Duvall was struck by the beauty of the rolling hills and farms of Upstate New York, and he was impressed by how innovative and industrious the region’s farmers are.
“I was reminded of how much farmers contribute to job creation and economic growth, and what a big role agricultural research plays in solving problems in farming, food manufacturing and even healthcare and beyond,” he said. “You cannot meet the farmers I’ve met without being impressed by their industriousness and commitment to what they do.”
“I’m grateful for the opportunity to visit with so many excellent farmers who want to do the right thing for consumers, the environment and, of course, their own farms and families,” Duvall added. “There is no replacement for seeing firsthand what they do and talking about the concerns that keep them awake at night.
Their potential to grow and create new businesses and new economic opportunities is truly amazing. As one farmer told me, ‘We just need a level playing field.’”
Elected to the top post at the nation’s largest general farm organization in January, Duvall aims to visit all 50 states in his first two-year term to learn more about agricultural issues in every state and region and ensure that the American Farm Bureau is speaking for all farmers and ranchers and working to unify farmers no matter where they farm, what they grow, or how they grow it.
“Some of the things we need to get done for agriculture, such as ag labor and immigration reform, will not be easy,” he said. “It will take all of agriculture working together to enact policies that allow farmers to meet their challenges and benefit from their opportunities.”
Duvall is a third-generation dairy farmer who has a 300-head beef cow herd while producing quality hay to supply his needs. He and his wife Bonnie also developed a poultry production operation, growing out over 750,000 broilers per year.

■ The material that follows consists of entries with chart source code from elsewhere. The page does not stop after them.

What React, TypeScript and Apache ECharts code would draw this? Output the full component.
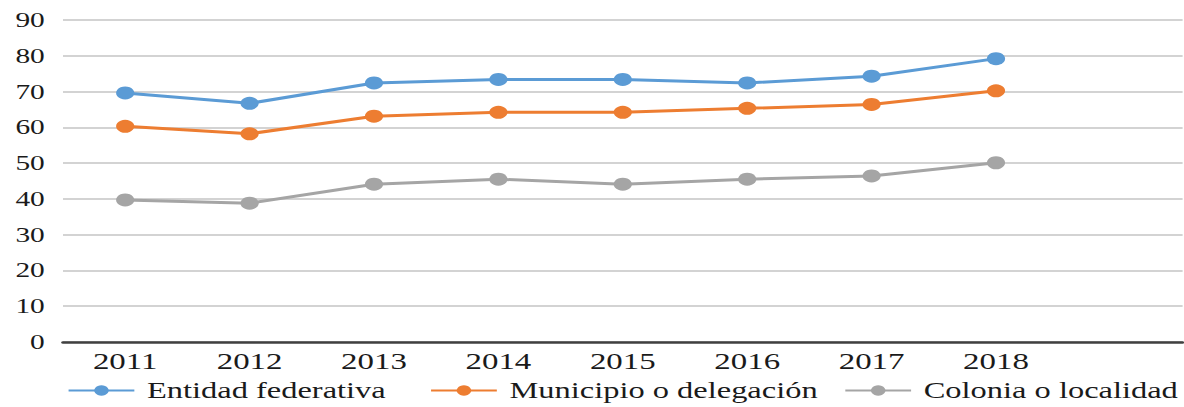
import React, { useEffect, useRef } from "react";
import * as echarts from "echarts";

const years = ["2011", "2012", "2013", "2014", "2015", "2016", "2017", "2018", ""];
const entidad = [69.6, 66.7, 72.4, 73.4, 73.4, 72.4, 74.3, 79.2];
const municipio = [60.3, 58.2, 63.1, 64.2, 64.2, 65.3, 66.4, 70.2];
const colonia = [39.7, 38.8, 44.1, 45.5, 44.1, 45.5, 46.4, 50.1];
const seriesNames = ["Entidad federativa", "Municipio o delegación", "Colonia o localidad"];
const colors = ["#5B9BD5", "#ED7D31", "#A5A5A5"];

const STRETCH = 1.4;
const FULL_W = 1184;
const FULL_H = 407;
const INNER_W = Math.round(FULL_W / STRETCH);
const FONT = "Liberation Serif, Times New Roman, serif";

export default function App() {
  const ref = useRef<HTMLDivElement>(null);
  useEffect(() => {
    if (!ref.current) return;
    const chart = echarts.init(ref.current, undefined, { renderer: "svg" });
    const values = [entidad, municipio, colonia];
    const legendLefts = [48, 307, 603];
    chart.setOption({
      animation: false,
      textStyle: { fontFamily: FONT },
      grid: { left: 45, right: 1, top: 20, bottom: FULL_H - 342, containLabel: false },
      legend: seriesNames.map((n, i) => ({
        data: [n],
        left: legendLefts[i],
        top: 379,
        padding: 0,
        itemWidth: 47,
        itemHeight: 13,
        itemGap: 8,
        textStyle: { fontFamily: FONT, fontSize: 23.2, color: "#1a1a1a", padding: [0, 0, 0, 4] },
      })),
      xAxis: {
        type: "category",
        data: years,
        boundaryGap: true,
        axisLine: { lineStyle: { color: "#404040", width: 2.5 } },
        axisTick: { show: false },
        axisLabel: { fontFamily: FONT, fontSize: 23.5, color: "#1a1a1a", margin: 7, interval: 0 },
      },
      yAxis: {
        type: "value",
        min: 0,
        max: 90,
        interval: 10,
        axisLine: { show: false },
        axisTick: { show: false },
        axisLabel: { fontFamily: FONT, fontSize: 21, color: "#1a1a1a", margin: 13 },
        splitLine: { lineStyle: { color: "#c4c4c4", width: 1.5 } },
      },
      series: seriesNames.map((n, i) => ({
        name: n,
        type: "line",
        data: values[i],
        symbol: "circle",
        symbolSize: 13,
        lineStyle: { color: colors[i], width: 3 },
        itemStyle: { color: colors[i] },
        z: 3 - i,
      })),
    });
    return () => chart.dispose();
  }, []);
  return (
    <div
      style={{
        position: "absolute",
        left: 0,
        top: 0,
        width: FULL_W,
        height: FULL_H,
        overflow: "hidden",
        background: "#fff",
      }}
    >
      <div
        ref={ref}
        style={{
          width: INNER_W,
          height: FULL_H,
          transform: `scaleX(${FULL_W / INNER_W})`,
          transformOrigin: "0 0",
        }}
      />
    </div>
  );
}
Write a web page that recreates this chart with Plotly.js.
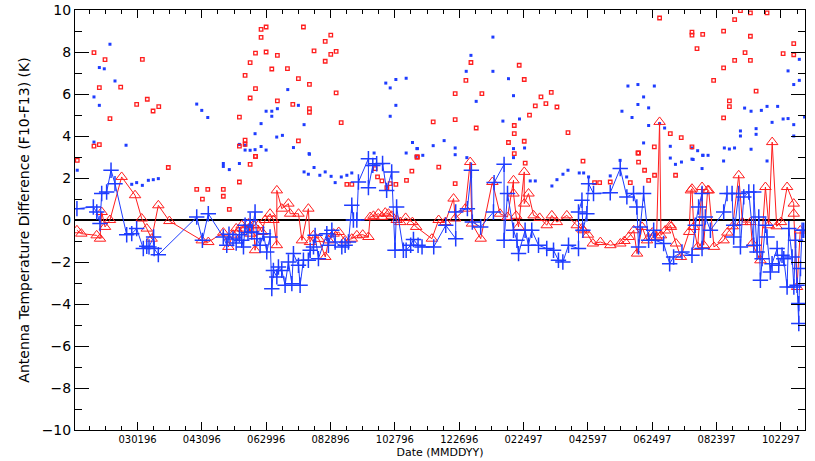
<!DOCTYPE html>
<html>
<head>
<meta charset="utf-8">
<script src="https://cdn.plot.ly/plotly-3.0.1.min.js"></script>
<style>html,body{margin:0;padding:0;background:#fff;}#chart{width:815px;height:461px;}</style>
</head>
<body>
<div id="chart"></div>
<script>
// x values: days since 01 Jan 1996
const tickDays = [60, 120, 180, 240, 300, 360, 420, 480, 540, 600, 660];
const tickLabels = ["030196", "043096", "062996", "082896", "102796", "122696", "022497", "042597", "062497", "082397", "102297"];

// Blue crosses with line
const blueLineDays = [3.5,18.8,22,25,26.6,31.2,35.3,39,49.9,54.6,59.2,65.4,68.6,70.7,75,75.5,79.4,115.2,120.5,126,140,143.2,145.3,149,152,155,157.2,158.8,160.3,163,165,166.5,169.6,171.2,174.3,177.4,180.5,183.6,185.2,186.7,189.9,191.4,194.5,197.6,200.7,203.9,205.4,210.1,211.6,214.7,219.3,221,224.1,225.6,228.7,236.5,238,241.2,244.3,250.5,253.6,256.7,259.8,261.3,264.5,266,275.3,275.3,279.4,283,288.5,292.3,297,300.1,301.6,307.9,310.5,314.7,317.3,321.6,325.3,336.2,347.4,356.7,356.7,367.6,371.3,372.2,380,391.9,392.5,401.8,401.8,405,410.6,413.8,415.3,421.4,424.5,427.6,433.9,441.6,447.9,452.5,456.6,461.9,471.2,471.2,474.4,475.3,479,480.6,485.2,500.8,510.1,516.3,522.5,525.6,527.2,528.8,531.9,536.6,541.3,542.8,550.6,556.2,559.9,567.7,577,580.1,583.2,586.4,586.4,589.5,594.2,606.6,609.7,614.4,615.9,615.9,620.5,622.2,625.3,630,634.6,634.6,637.7,639.3,640.8,642.4,645.5,647,650.1,651.7,656.4,657.9,661,662.6,665.7,667.3,670.4,672,673.6,675,676.6,676.6,678.2,679.7,681.2];
const blueLineVals = [0.54,0.62,0.38,-0.17,1.26,1.33,2.37,1.73,-0.7,-0.65,-0.41,-1.36,-1.25,-1.28,-0.81,-1.36,-1.65,0.14,-0.97,0.3,-0.81,-1.2,-0.68,-0.9,-1.1,-0.7,-0.97,-1.28,-0.25,-0.6,-0.01,-0.57,0.38,-0.89,-1.2,-0.65,-1.52,-0.81,-3.27,-2.4,-2.71,-2.24,-2.4,-3.11,-2.0,-3.03,-1.6,-2.16,-3.11,-1.92,-1.92,-1.44,-1.28,-0.73,-1.84,-0.65,-1.2,-0.49,-1.05,-1.28,-1.2,-1.05,0.7,0.0,0.0,1.81,2.92,1.54,2.6,2.68,2.69,1.41,2.29,-1.44,0.62,-1.44,-1.44,-1.2,-0.93,-1.2,-1.28,-1.28,-0.25,-0.89,0.38,0.54,2.37,-0.1,-0.33,0.38,1.78,2.65,-0.97,1.26,-0.49,-0.97,-1.6,-0.49,-1.2,-0.49,-1.2,-1.36,-1.44,-1.92,-2.0,-1.2,-1.36,0.38,0.94,-0.49,0.3,1.73,1.26,1.3,2.45,1.1,1.26,0.62,-1.28,-0.33,1.26,-0.97,-0.49,-0.97,-1.12,-2.08,-1.76,-1.52,-1.68,-0.25,0.62,1.26,-1.36,0.14,-0.49,0.38,1.26,1.26,-0.25,-0.81,1.26,-1.28,1.1,1.33,-1.2,1.33,-1.52,0.14,-2.87,-1.84,-0.25,-0.81,-2.48,-2.08,-1.36,-2.16,-1.68,-1.84,-3.19,-0.41,-1.76,-3.19,-0.97,-3.11,-4.93,-3.98,-2.31,-0.49,-0.49];

// Red triangles with line
const redLineDays = [3.5,7.6,21.9,25,26.6,29.7,34.3,45.2,57.7,63.9,68.6,73.2,79.4,89.7,119.9,126,140,144.7,149,152,154,157.2,160.3,163.4,165,168.1,169.6,172.7,175.9,179,183.6,186.7,189.9,189.9,194.5,200.7,202.3,210.1,213.3,219.3,220.8,224,229,235.1,238.2,242.9,247.6,253.6,259.8,264.5,270,275.3,276.9,280,284.6,288,291,294,297,301.7,305,310,316.3,319.8,334.5,340.8,347,354.7,356.2,365.6,370.2,371.8,380,390.9,398,405,410.6,410.6,413,415.3,420.6,420.6,424.6,429.3,435,441.6,446.3,451,460.3,469.6,474.3,475.8,480,484.6,491.6,500.9,510.2,514,518,522.7,525.8,530.5,535.1,540,544,546.8,548.1,552,556.9,557.4,562.1,566.7,574.4,576,577,578.6,582.3,586.4,587.9,591.6,592.6,597.5,606.5,610,615,620.6,624,631.6,633.2,640.8,645.5,648.6,651.8,656,660,665.7,671.9,671.9,675,678];
const redLineVals = [-0.49,-0.65,-0.73,-0.89,0.38,-0.33,0.0,2.05,1.18,0.07,-0.41,-0.89,0.7,-0.05,-0.97,-1.05,-0.6,-1.28,-0.7,-0.4,-0.57,-0.25,-0.41,-0.17,-0.65,-0.25,-1.44,-0.25,-0.57,0.0,0.3,0.0,-1.2,1.41,0.54,0.78,0.3,0.3,-0.97,0.54,-1.05,-0.73,-0.9,-1.76,-0.97,-0.65,-0.57,-0.97,-0.89,-0.73,-0.7,-0.81,0.14,0.2,0.3,0.15,0.35,0.3,0.2,0.0,-0.1,0.1,-0.1,-0.33,-0.89,0.0,-0.1,1.02,0.07,0.54,2.76,-0.17,-0.89,1.81,0.3,0.14,1.89,1.26,0.2,-0.33,2.29,0.78,1.26,0.22,0.1,-0.25,0.22,-0.1,0.22,-0.25,-0.41,-0.49,-0.7,-1.12,-1.05,-1.2,-1.12,-1.0,-0.81,-0.49,-1.6,-0.33,-0.97,-0.6,-0.8,4.67,-0.73,-0.5,-0.25,-0.33,-1.12,-1.76,-0.57,1.41,1.49,-0.33,-1.28,1.57,-1.2,1.41,1.41,-1.28,-0.97,-0.6,-0.3,2.13,-0.1,-0.1,-1.12,-1.92,1.57,-0.25,3.71,-0.3,-0.1,1.57,0.78,0.3,-3.19,-0.5];

// Blue dots (no line)
const blueDotDays = [34.3,24.4,29,39,19.4,24.4,49.3,19.4,115.2,119.9,125.5,175.2,169.6,179.9,185.2,185.2,190.4,189.8,195.1,200.1,205.4,210,215.3,220,155,160.3,160.3,165,169.6,175.2,179.9,291.5,295.6,300.9,310.5,295.6,300.9,316.4,310.5,320.5,280.6,391.4,370.9,366.5,391.4,405.9,410.6,375.8,400.7,416.2,321,326,335.7,345.9,356.2,356.2,410.6,420.9,410.6,511.7,517.3,526.6,541.9,531.9,526.6,536.6,521.1,536.6,546.8,551.5,531.9,556.8,556.8,577,577,582.3,587,592,626.1,632.1,641.7,647,656.9,651.7,662,666.6,671.9,677.1,671.9,677.1,666.6,682,622.2,622.2,636.8,636.8,671.9,607.2,611.9,616.7,632.1,3.8,54.6,59.2,64.5,70.1,74.7,79.4,140,140,145.6,155,215.3,219.3,224.6,230,235,240.5,244.3,250,255.2,259.8,220.3,319.8,367.1,426.2,430.9,446.4,451.1,456.7,461.4,471.9,476,480.6,500.8,510,516.1,561.6,567.2,578.1,586.4,587.3,606.5,647];
const blueDotVals = [8.37,7.26,7.2,6.62,5.86,5.46,3.56,3.71,5.52,5.22,4.88,4.59,4.11,5.18,5.18,4.94,5.3,3.95,4.03,6.21,3.45,5.46,4.54,3.16,3.6,3.56,3.33,3.32,3.35,3.5,3.33,6.52,6.29,6.69,6.75,4.94,5.46,3.69,3.19,3.4,3.19,8.71,7.84,7.08,7.08,6.73,5.92,5.65,4.71,4.81,3.4,3.08,3.54,3.78,3.43,3.11,3.4,3.43,2.97,5.18,6.38,6.45,6.38,5.86,5.5,5.34,4.88,4.5,4.59,4.38,3.67,3.51,2.95,3.43,2.9,3.3,3.08,3.08,5.33,5.18,5.22,5.41,5.41,4.65,4.81,4.83,4.54,6.65,6.45,7.65,7.1,4.9,4.24,4.0,4.35,4.08,4.0,3.43,3.38,3.43,3.37,2.37,1.7,1.78,1.65,1.89,1.92,1.97,2.69,2.55,2.4,2.69,2.29,2.18,2.5,2.13,2.29,2.08,1.78,2.05,2.13,2.24,3.13,3.03,2.97,1.86,1.86,1.62,1.92,2.18,2.37,2.24,2.24,2.05,2.1,2.84,2.05,2.65,2.76,2.88,2.45,3.08,2.81,2.81,2.76];

// Red open squares (no line)
const redSqDays = [19.4,29.7,24.4,44.3,59.2,69.1,74.5,79.8,34.3,64.5,19.4,24.4,155,160.3,160.3,155,160.3,165,170,170,165,170,175.2,175.2,179.9,179.9,185.2,190.4,190.4,199.8,204.8,210,210,214.7,220.3,220.3,220.3,224.6,235,235,240.2,240.2,245.2,245.2,249.9,320.5,546.8,577,577,587,581.7,606.5,616.8,622.2,631.5,647,631.5,626.5,616.8,631.5,606.5,597.2,636.8,611.9,611.9,606.5,671.9,662,671.9,335.7,356.2,356.2,370.9,366.2,381.1,375.8,415.9,420.6,430.9,436.2,440.8,445.8,451.1,425.5,411.3,411.3,405.9,411.3,420.6,461.4,321,541.9,526.6,556.8,567,577,3.8,88.7,115.2,120.5,125.5,140,140,145.6,155,165,170,255.2,259.8,281.6,287.9,292.5,295.6,300.9,310.8,283.8,315.8,340.9,356.2,421.5,475.4,486.2,490.9,500.8,519.5,527.2,527.2,532.8,536.6,542.1,561.7];
const redSqVals = [7.97,7.64,6.3,6.33,5.51,5.75,5.19,5.4,4.83,7.65,3.52,3.59,4.9,3.8,3.6,3.52,6.89,7.49,7.95,6.26,5.81,3.03,9.08,8.7,9.19,8.0,7.19,7.84,5.67,7.21,5.51,6.73,3.77,9.19,6.46,5.3,5.13,8.05,8.51,7.56,8.8,7.89,8.03,6.05,4.64,3.0,9.62,8.95,8.8,8.84,8.16,8.99,9.54,9.97,9.86,9.86,8.75,7.97,7.6,7.6,7.24,6.65,6.14,5.67,5.4,4.86,8.4,7.92,7.87,4.67,6.02,4.78,7.5,6.65,6.02,4.38,7.37,6.69,5.43,5.86,5.54,6.08,5.38,4.99,4.5,4.11,3.69,3.16,3.75,4.16,3.0,3.48,3.19,4.11,3.92,3.48,2.84,2.5,1.46,0.99,1.46,1.46,1.13,0.51,1.81,2.65,3.03,1.7,1.7,2.45,1.86,1.54,1.73,1.7,1.89,2.05,2.33,2.52,1.73,2.71,2.8,1.78,1.78,1.81,1.78,3.19,2.76,2.37,1.89,2.13,2.13];

const BLUE = 'rgb(30,60,255)';
const RED = 'rgb(255,30,30)';

const traces = [
  {x: blueDotDays, y: blueDotVals, type: 'scatter', mode: 'markers',
   marker: {symbol: 'square', size: 3, color: BLUE}, hoverinfo: 'skip'},
  {x: redSqDays, y: redSqVals, type: 'scatter', mode: 'markers',
   marker: {symbol: 'square-open', size: 3.5, color: RED, line: {width: 1.3, color: RED}}, hoverinfo: 'skip'},
  {x: redLineDays, y: redLineVals, type: 'scatter', mode: 'lines+markers',
   line: {color: RED, width: 1},
   marker: {symbol: 'triangle-up-open', size: 10, color: RED, line: {width: 1, color: RED}}, hoverinfo: 'skip'},
  {x: blueLineDays, y: blueLineVals, type: 'scatter', mode: 'lines+markers',
   line: {color: BLUE, width: 1},
   marker: {symbol: 'cross-thin-open', size: 11, color: BLUE, line: {width: 1.5, color: BLUE}}, hoverinfo: 'skip'}
];

const layout = {
  width: 815, height: 461,
  margin: {l: 75, r: 10, t: 10, b: 31, pad: 0},
  paper_bgcolor: '#fff', plot_bgcolor: '#fff',
  showlegend: false,
  font: {family: 'DejaVu Sans, sans-serif', color: '#000'},
  xaxis: {
    range: [1.7, 682.4], tickmode: 'array', tickvals: tickDays, ticktext: tickLabels,
    ticks: 'inside', ticklen: 8, tickwidth: 1, tickcolor: '#000',
    showline: true, linecolor: '#000', linewidth: 1, mirror: 'allticks',
    showgrid: false, zeroline: false,
    tickfont: {size: 10, family: 'DejaVu Sans, sans-serif'},
    minor: {tickmode: 'linear', tick0: 0, dtick: 15, ticks: 'inside', ticklen: 4, tickcolor: '#000', showgrid: false},
    title: {text: 'Date (MMDDYY)', font: {size: 11}, standoff: 4}
  },
  yaxis: {
    range: [-10, 10], tickmode: 'linear', tick0: -10, dtick: 2,
    ticks: 'inside', ticklen: 14, tickwidth: 1, tickcolor: '#000',
    showline: true, linecolor: '#000', linewidth: 1, mirror: 'allticks',
    showgrid: false, zeroline: true, zerolinecolor: '#000', zerolinewidth: 2,
    tickfont: {size: 14, family: 'DejaVu Sans, sans-serif'},
    minor: {tickmode: 'linear', tick0: -10, dtick: 1, ticks: 'inside', ticklen: 7, tickcolor: '#000', showgrid: false},
    title: {text: 'Antenna Temperature Difference (F10-F13) (K)', font: {size: 14}, standoff: 8}
  }
};

Plotly.newPlot('chart', traces, layout, {displayModeBar: false, staticPlot: true});
</script>
</body>
</html>
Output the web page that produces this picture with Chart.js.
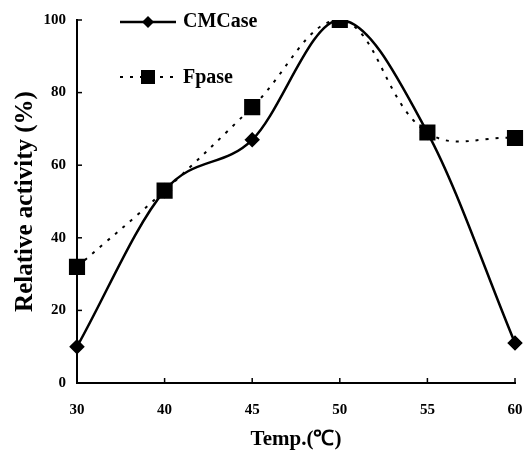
<!DOCTYPE html>
<html>
<head>
<meta charset="utf-8">
<script src="https://cdn.jsdelivr.net/npm/chart.js@4.4.0/dist/chart.umd.min.js"></script>
<style>
    body { margin: 0; background: #fff; }
    #wrap { width: 527px; height: 454px; }
</style>
</head>
<body>
<div id="wrap"><canvas id="chart" width="527" height="454"></canvas></div>
<script>

// =========================
// DATA
// =========================

const temps = ["30", "40", "45", "50", "55", "60"];
const cmcase = [10, 53, 67, 100, 69, 11];
const fpase = [32, 53, 76, 100, 69, 67.5];
const yTicks = [0, 20, 40, 60, 80, 100];

const serif = "'Liberation Serif', 'Times New Roman', serif";

// inward ticks + legend drawn by hand
const extras = {
    id: "extras",
    afterDraw(chart) {
        const ctx = chart.ctx;
        const x = chart.scales.x;
        const y = chart.scales.y;
        const area = chart.chartArea;

        ctx.save();
        ctx.strokeStyle = "#000";
        ctx.lineWidth = 1.5;

        yTicks.forEach(v => {
            const py = y.getPixelForValue(v);
            ctx.beginPath();
            ctx.moveTo(area.left, py);
            ctx.lineTo(area.left + 5, py);
            ctx.stroke();
        });

        temps.forEach((t, i) => {
            const px = x.getPixelForValue(i);
            ctx.beginPath();
            ctx.moveTo(px, area.bottom);
            ctx.lineTo(px, area.bottom - 5);
            ctx.stroke();
        });

        // legend
        const lx = 120;
        ctx.lineWidth = 2.5;
        ctx.beginPath();
        ctx.moveTo(lx, 22);
        ctx.lineTo(lx + 56, 22);
        ctx.stroke();
        ctx.fillStyle = "#000";
        ctx.beginPath();
        ctx.moveTo(lx + 28, 16);
        ctx.lineTo(lx + 34, 22);
        ctx.lineTo(lx + 28, 28);
        ctx.lineTo(lx + 22, 22);
        ctx.closePath();
        ctx.fill();

        ctx.lineWidth = 2;
        ctx.setLineDash([3, 7]);
        ctx.beginPath();
        ctx.moveTo(lx, 77);
        ctx.lineTo(lx + 56, 77);
        ctx.stroke();
        ctx.setLineDash([]);
        ctx.fillRect(lx + 21, 70, 14, 14);

        ctx.font = "bold 20px " + serif;
        ctx.textBaseline = "middle";
        ctx.fillText("CMCase", lx + 63, 22);
        ctx.fillText("Fpase", lx + 63, 78);
        ctx.restore();
    }
};

new Chart(document.getElementById("chart"), {
    type: "line",
    data: {
        labels: temps,
        datasets: [
            {
                label: "CMCase",
                data: cmcase,
                borderColor: "#000",
                backgroundColor: "#000",
                borderWidth: 2.5,
                pointStyle: "rectRot",
                pointRadius: 6,
                tension: 0.35,
                cubicInterpolationMode: "monotone"
            },
            {
                label: "Fpase",
                data: fpase,
                borderColor: "#000",
                backgroundColor: "#000",
                borderWidth: 2,
                borderDash: [3, 7],
                pointStyle: "rect",
                pointRadius: 10,
                tension: 0.4
            }
        ]
    },
    options: {
        responsive: false,
        animation: false,
        layout: {
            padding: { top: 20, right: 7, left: 0, bottom: 0 }
        },
        plugins: {
            legend: { display: false },
            tooltip: { enabled: false }
        },
        scales: {
            x: {
                offset: false,
                border: { color: "#000", width: 2 },
                grid: { display: false },
                afterFit(scale) {
                    scale.height = 71;
                    scale.paddingRight = 0;
                    scale.paddingLeft = 0;
                },
                ticks: {
                    color: "#000",
                    padding: 10,
                    font: { family: serif, weight: "bold", size: 15 }
                },
                title: {
                    display: true,
                    text: "Temp.(℃)",
                    color: "#000",
                    padding: { top: 0, bottom: 2 },
                    font: { family: serif, weight: "bold", size: 21 }
                }
            },
            y: {
                min: 0,
                max: 100,
                border: { color: "#000", width: 2 },
                grid: { display: false },
                afterBuildTicks(scale) {
                    scale.ticks = yTicks.map(v => ({ value: v }));
                },
                afterFit(scale) {
                    scale.width = 77;
                    scale.paddingTop = 0;
                    scale.paddingBottom = 0;
                },
                ticks: {
                    color: "#000",
                    padding: 3,
                    font: { family: serif, weight: "bold", size: 15 }
                },
                title: {
                    display: true,
                    text: "Relative activity (%)",
                    color: "#000",
                    padding: { top: 11, bottom: 0 },
                    font: { family: serif, weight: "bold", size: 25 }
                }
            }
        }
    },
    plugins: [extras]
});

</script>
</body>
</html>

Duvall began his Farm Bureau journey in 1977 after his late father heard him complain about the price of milk and told him, “If you think the price of milk is not enough, or if you think the regulations are too tough, you’ve got to get outside your fencerows.”
Duvall has held numerous leadership roles in the organization at the county, state and national level. As Georgia Farm Bureau president, Duvall also served on the AFBF Board of Directors, including roles on the Trade Advisory Committee, International Trade Mission and Finance Committee.
In addition to his Farm Bureau leadership, Duvall has served 35 years in community and public service roles.